In “Bush at War” Bob Woodward recounted the first 100 days of what began as the “War on Terrorism” but may eventually become known as the “War of the 21st Century”. In “Plan of Attack” he chronicled the decision to attack Iraq. In the latest volume on what has become a series – “Bush at War” – that promises to be as interminable as one of Harry Turtledove’s alternate history series he tells us how the war in Iraq has been conducted. The story is so painful that the reader is left wishing that this were an alternate history
This appalling tale of Bush administration incompetence focuses on defense secretary Donal Rumsfeld, here portrayed as a big-talking bully who accomplished nothing. Secretary of State Colin Powell and National Security Adviser Condoleeza Rice appear weak, at best. Most appalling of all, though is the administration’s repeated willful ignorance of the facts concerning the ever-declining situation in Iraq. You have to look to 1945 Berlin to find a leader so out of touch with reality.
As usual, Woodward’s sources are excellent, but the book is limited by single reporter’s view: there is little about areas he doesn’t have so well-covered.

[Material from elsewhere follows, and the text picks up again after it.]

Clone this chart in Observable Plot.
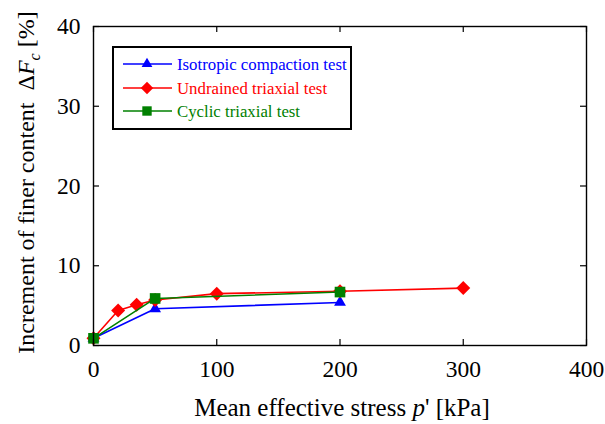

In particular, events in the military below Pentagon general officer level and any account of goings-on in Vice President Dick Cheney’s office are missing.
The book shows signs of being hastily written, but this is a criticism of its prose, not its content. Woodward tells the story chronologically and never steps back to analyze events. When his sources give conflicting accounts of events, Woodward relates both; this is fair but I would have welcomed some guidance as to what he thought really happened.
Unfortunately for a book that uses Rumsfeld’s tenure in the Pentagon for structure, it ends – abruptly – in summer 2006, a few months before Rumsfeld’s November 2006 resignation. Sadly, I expect there will be more books in the series.